Resuming the VM also took a similar amount of time.Does anyone have any insight into what might be causing suspend / shutdown operations to take this long to complete? It seems that this is causing an occasional timeout, which is crashing out the live-migrate process.
Looking through the xensource logs again, I see
Planning configuration for offline agile VMs = { total_hosts = 3; num_failures = 1;
, which seems to indicate that the HA system thinks that this is a failure. Could it be that HA is indeed the cause? Does HA need to be disabled every time that any suspend/migrate/coalesce operation is run (the documentation seems to suggest that any action via Xen Orchestra won't trigger a failure)? -
Try on XOA latest, however I have the feeling it's a problem inside your VM. Do you reproduce with another OS? (like Debian).
-
I've just tested with the latest XOA (5.95.2) and see the same issue.
I have run some tests with brand new VMs (just Guest tools installed), to see if I can determine any contributing factors.
The baseline config for the tests is:
Almalinux 9.4, 50GB Disk (via Fiber Channel), 16GB RAM, 1x network (with Public IP), HA disabled for the VM (but enabled pool wide).Below is the time taken to suspend the VM, with different configurations...

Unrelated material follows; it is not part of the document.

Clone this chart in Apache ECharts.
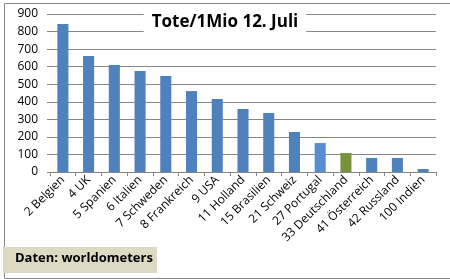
<!DOCTYPE html>
<html><head><meta charset="utf-8">
<script src="https://cdn.jsdelivr.net/npm/echarts@6/dist/echarts.min.js"></script>
<style>html,body{margin:0;padding:0;background:#fff}#c{width:450px;height:279px}</style>
</head><body><div id="c"></div>
<script>
const categories = ['2 Belgien','4 UK','5 Spanien','6 Italien','7 Schweden','8 Frankreich','9 USA','11 Holland','15 Brasilien','21 Schweiz','27 Portugal','33 Deutschland','41 Österreich','42 Russland','100 Indien'];
const values = [843, 661, 609, 575, 547, 461, 416, 359, 336, 228, 165, 108, 80, 80, 17];
const yTicks = [0, 100, 200, 300, 400, 500, 600, 700, 800, 900];
const colors = categories.map(c => c === '33 Deutschland' ? '#77933C' : (c === '27 Portugal' ? '#558ED5' : '#4F81BD'));
const font = 'Open Sans';
const chart = echarts.init(document.getElementById('c'));
chart.setOption({
  animation: false,
  textStyle: {fontFamily: font},
  title: {text: 'Tote/1Mio 12. Juli', left: 'center', top: 12, padding: [2, 8, 2, 8],
    backgroundColor: '#fff',
    textStyle: {fontSize: 17, fontWeight: 'bold', color: '#000', fontFamily: font}},
  grid: {left: 50, right: 14, top: 14, bottom: 107, containLabel: false},
  xAxis: {type: 'category', data: categories,
    axisLine: {lineStyle: {color: '#868686', width: 1}},
    axisTick: {show: true, length: 4, lineStyle: {color: '#868686'}},
    axisLabel: {rotate: 45, color: '#000', fontSize: 12, margin: 6, interval: 0, fontFamily: font}},
  yAxis: {type: 'value', min: yTicks[0], max: yTicks[yTicks.length-1], interval: 100,
    axisLine: {show: false},
    axisTick: {show: true, length: 3, lineStyle: {color: '#868686'}},
    splitLine: {lineStyle: {color: '#868686', width: 1}},
    axisLabel: {color: '#000', fontSize: 12, margin: 12, fontFamily: font}},
  series: [{type: 'bar', barWidth: '43%',
    data: values.map((v, i) => ({value: v, itemStyle: {color: colors[i]}}))}],
  graphic: [
    {type: 'rect', left: 2, top: 1, shape: {width: 446, height: 275}, style: {fill: 'none', stroke: '#868686', lineWidth: 1}, z: -1},
    {type: 'rect', left: 3, top: 247, shape: {width: 154, height: 26}, style: {fill: '#DDD9C3'}, z: 10},
    {type: 'text', left: 15, top: 252, style: {text: 'Daten: worldometers', fontSize: 13, fontWeight: 'bold', fill: '#000', fontFamily: font}, z: 11}
  ]
});
</script></body></html>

- Baseline: 1:40 (in minutes:seconds)
- With 1.5TB Disk: 1:40
- With 96GB RAM: 9:36
- Network disabled: 1:40
- VM HA Enabled (restart): 1:40
- Pool HA disabled: 1:38
- VM SR on local SSD: 1:39
- Suspend SR on local SSD: 1:48
Below is the time taken to live-migrate the VM...
- Migrate: 1:51 (0:08 paused)
- HA enabled: 1:32 (0:04 paused)
- 96GB RAM: 10:02 (0:08 paused)
- 1.5TiB Disk: 1:49 (0:10 paused)
- NFS Mounted: 2:57 (1:02 paused)
Edit: Ignore the below. I realised that this is probably not relevant to the current issue - probably just the limitations of SMAPIv1 (but I've left it here for the curious).

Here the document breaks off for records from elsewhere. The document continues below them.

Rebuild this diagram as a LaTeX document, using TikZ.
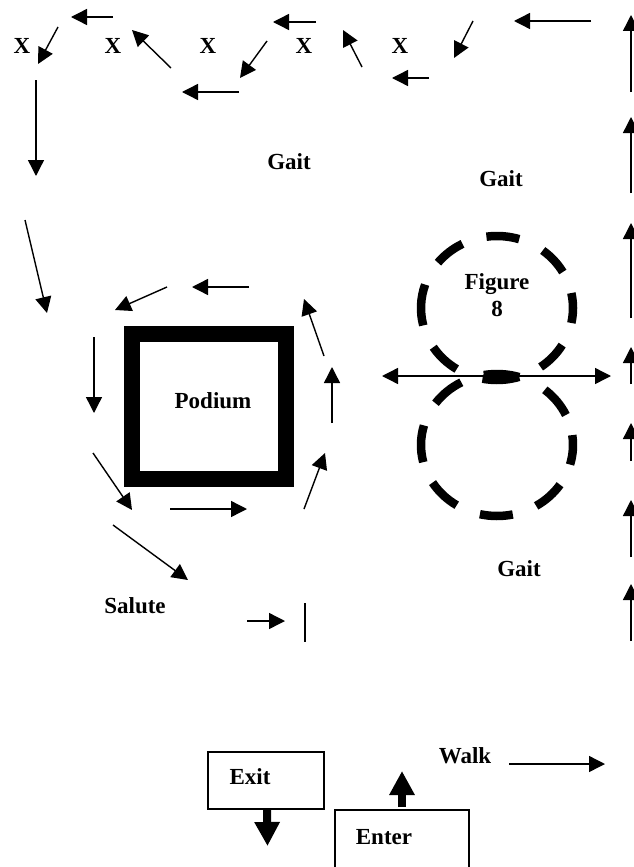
\documentclass[tikz,border=0pt]{standalone}
\usepackage{fontspec}
\setmainfont{Liberation Serif}
\usetikzlibrary{arrows.meta}
\tikzset{
  x=1pt,y=-1pt,
  flow/.style={draw=black,line width=1.4pt,-{Triangle[length=16pt,width=16pt]}},
  twoway/.style={draw=black,line width=1.4pt,{Triangle[length=16pt,width=16pt]}-{Triangle[length=16pt,width=16pt]}},
  fat/.style={draw=black,line width=8pt,-{Triangle[length=24pt,width=24pt]}},
  lbl/.style={font=\fontsize{23}{27}\selectfont\bfseries,inner sep=0pt,align=center},
  dashseg/.style={draw=black,line width=8.5pt}
}
\begin{document}
\begin{tikzpicture}
\useasboundingbox (0,0) rectangle (634,867);
% single-line arrows
\foreach \a/\b/\c/\d in {113/17/71/17, 58/27/38/64, 36/80/36/176, 171/68/132/30, 239/92/182/92, 267/41/240/78, 316/22/273/22, 362/67/343/30, 429/78/392/78, 473/21/454/58, 591/21/514/21,
 631/92/631/15, 631/193/631/117, 631/318/631/223, 631/384/631/347, 631/461/631/423, 631/557/631/500, 631/641/631/584,
 25/220/47/313, 167/287/115/310, 249/287/192/287, 324/356/304/299, 332/423/332/367, 94/337/94/413,
 93/453/132/510, 170/509/247/509, 304/509/325/453, 113/525/188/580, 247/621/285/621, 509/764/605/764}
  {\draw[flow] (\a,\b) -- (\c,\d);}
\draw[draw=black,line width=1.5pt] (305,603) -- (305,642);
% podium
\draw[draw=black,line width=16pt] (132,334) rectangle (286,479);
% figure eight
\foreach \s/\e in {98/73, 53/30, 12/-12, -31/-55, -73/-101, -122/-147, -166/-199, 141/117}
  {\draw[dashseg] (497,308) ++(-\s:76 and 72) arc[start angle=-\s,end angle=-\e,x radius=76,y radius=72];}
\foreach \s/\e in {100/73, 51/25, 8/-16, -34/-59, -78/-103, -122/-148, -166/-196, 144/118}
  {\draw[dashseg] (497,445) ++(-\s:76 and 71) arc[start angle=-\s,end angle=-\e,x radius=76,y radius=71];}
\coordinate (crossL) at (382,376);
\coordinate (crossR) at (611,376);
\draw[twoway] (crossL) -- (crossR);
% boxes
\draw[draw=black,line width=1.5pt] (208,752) rectangle (324,809);
\draw[draw=black,line width=1.5pt] (335,880) -- (335,810) -- (469,810) -- (469,880);
\draw[fat] (267,810) -- (267.5,846);
\draw[fat] (402,807) -- (402,771);
% labels
\foreach \n/\x in {xa/22,xb/113,xc/208,xd/304,xe/400} {\node[lbl] (\n) at (\x,46) {X};}
\node[lbl] (gaita) at (289,162) {Gait};
\node[lbl] (gaitb) at (501,179) {Gait};
\node[lbl] (fig) at (497,295) {Figure\\8};
\node[lbl] (pod) at (213,401) {Podium};
\node[lbl] (gaitc) at (519,569) {Gait};
\node[lbl] (sal) at (135,606) {Salute};
\node[lbl] (walk) at (465,756) {Walk};
\node[lbl] (exit) at (250,777) {Exit};
\node[lbl] (enter) at (384,837) {Enter};
\end{tikzpicture}
\end{document}
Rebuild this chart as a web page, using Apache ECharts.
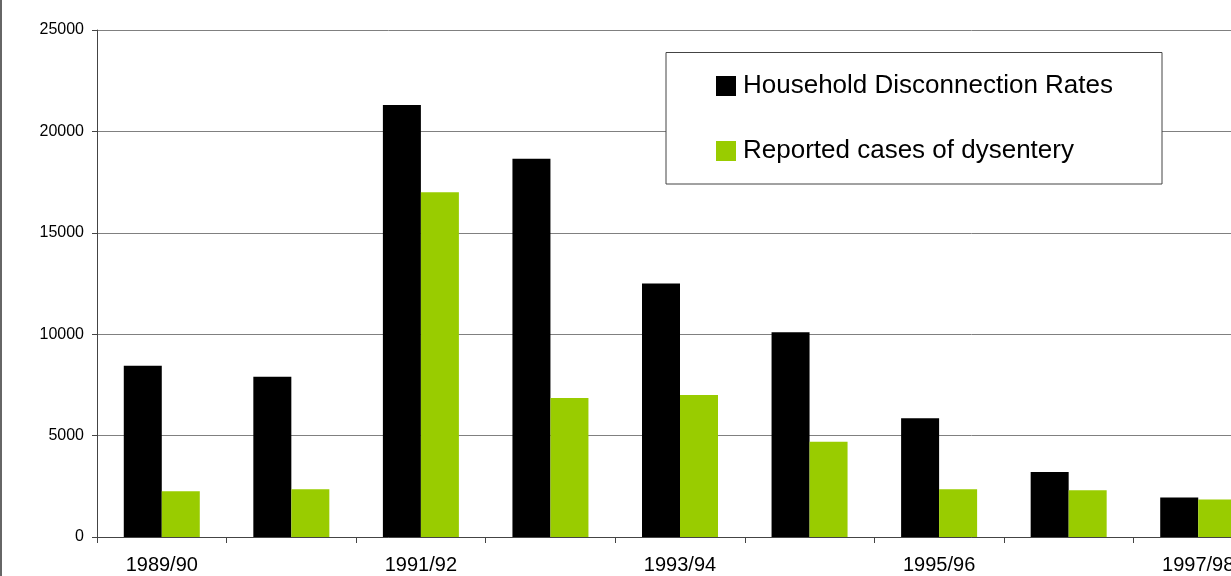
<!DOCTYPE html>
<html>
<head>
<meta charset="utf-8">
<script src="https://cdn.jsdelivr.net/npm/echarts@6/dist/echarts.min.js"></script>
<style>
  html, body { margin: 0; padding: 0; background: #fff; overflow: hidden; }
  /* the plot runs past the right edge of the window; the last category is cut off */
  #chart { width: 1263px; height: 576px; }
</style>
</head>
<body>
<div id="chart"></div>
<script>
// Financial years on the category axis
const years = ['1989/90', '1990/91', '1991/92', '1992/93', '1993/94', '1994/95', '1995/96', '1996/97', '1997/98'];
// Households disconnected from the water supply per year
const disconnections = [8450, 7900, 21300, 18650, 12500, 10100, 5850, 3200, 1950];
// Dysentery cases reported per year
const dysentery = [2250, 2350, 17000, 6850, 7000, 4700, 2350, 2300, 1850];
// Value axis ticks
const yTicks = { min: 0, max: 25000, step: 5000 };

const FONT = '"Liberation Sans", Arial, sans-serif';

const chart = echarts.init(document.getElementById('chart'), null, { renderer: 'canvas' });
chart.setOption({
  animation: false,
  backgroundColor: '#fff',
  textStyle: { fontFamily: FONT },
  grid: { left: 97, top: 30, right: 0, bottom: 39, containLabel: false },
  graphic: [
    // outer chart frame, left edge
    { type: 'line', shape: { x1: 1, y1: 0, x2: 1, y2: 576 }, style: { stroke: '#333', lineWidth: 1.5 }, z: 5 },
    // legend box
    { type: 'rect', shape: { x: 666, y: 52.5, width: 496, height: 131.5 },
      style: { fill: '#fff', stroke: '#444', lineWidth: 1 }, z: 10 }
  ],
  legend: {
    left: 716, top: 73, orient: 'vertical', z: 20, padding: 0,
    icon: 'rect', itemWidth: 20, itemHeight: 20, itemGap: 39,
    textStyle: { fontFamily: FONT, fontSize: 26, color: '#000', lineHeight: 26, padding: [0, 0, 0, 2] },
    data: ['Household Disconnection Rates', 'Reported cases of dysentery']
  },
  xAxis: {
    type: 'category',
    data: years,
    boundaryGap: true,
    axisLine: { lineStyle: { color: '#444', width: 1 } },
    axisTick: { show: true, interval: 0, length: 6, lineStyle: { color: '#444' } },
    axisLabel: { interval: 1, color: '#000', fontFamily: FONT, fontSize: 20, margin: 18 },
    splitLine: { show: false }
  },
  yAxis: {
    type: 'value',
    min: yTicks.min, max: yTicks.max, interval: yTicks.step,
    axisLine: { show: true, lineStyle: { color: '#444', width: 1 } },
    axisTick: { show: true, length: 5, lineStyle: { color: '#444' } },
    axisLabel: { color: '#000', fontFamily: FONT, fontSize: 16, margin: 13, formatter: v => String(v) },
    splitLine: { show: true, lineStyle: { color: '#808080', width: 1 } }
  },
  series: [
    { name: 'Household Disconnection Rates', type: 'bar', data: disconnections,
      barWidth: 38, barGap: '0%', itemStyle: { color: '#000' } },
    { name: 'Reported cases of dysentery', type: 'bar', data: dysentery,
      barWidth: 38, barGap: '0%', itemStyle: { color: '#99cc00' } }
  ]
});
</script>
</body>
</html>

! The only observable contributor to suspend time is RAM size (which makes sense). During suspend, I observed ~180MiB/s write speed to the Fiber Channel Disks (which calculates about right at 1:30 for 16GB / 9:00 for 96GB).
This does seem slow though. The drive specs are 1,000MiB/s writes per disk (FC array specs are even higher).
!
! Based on this, it sounds like I could be running into a write-speed bottleneck somewhere, which is causing the suspends to take too long (and timeout any live-migrations). The fact that both the Fiber Channel and local SSD seems to be hitting about the same limit has me confused. Both SRs should be capable of much higher write speeds than I'm seeing.
!
! I've done further testing withdd
inside the VM and am hitting about the same numbers (minus overhead). ~160MB/s write speed (on both local SSDs and Fiber Channel). Read speeds go over 1,000MB/s though. I can't think of a way to test the FC storage directly (it's fully committed as one large volume, so I can't make a new volume that isn't an SR).
!
! Could there be something in XCP-ng limiting the write speed? Or is do these speeds make sense with overhead of a suspend operation?Ultimately I wasn't able to replicate the actual issue with a new VM. While I did observe a significant increase in live-migrate paused time when NFS was mounted, this didn't approach the 20 minute timeout that was triggering on the live VMs. I am no closer to working out what the issue is.
-
@peter_webbird i think i have the same issue, it happens also when trying to move disk to another SR:
https://xcp-ng.org/forum/topic/9618/disk-move-fails-vm-crashes -
We're having the same trouble. xcp-ng 8.2.1 and xoa 5.95.2. VMs are ubuntu 20, 22, and 24 LTS, some SuSE. Failed migrations are keeping us from vacating hosts for patching. Shutting down the VM lets us move it but some production VMs require significant planning to take down.
-
@randyrue Confirmed that after cold booting a VM to a new host I can then migrate it live to another new host.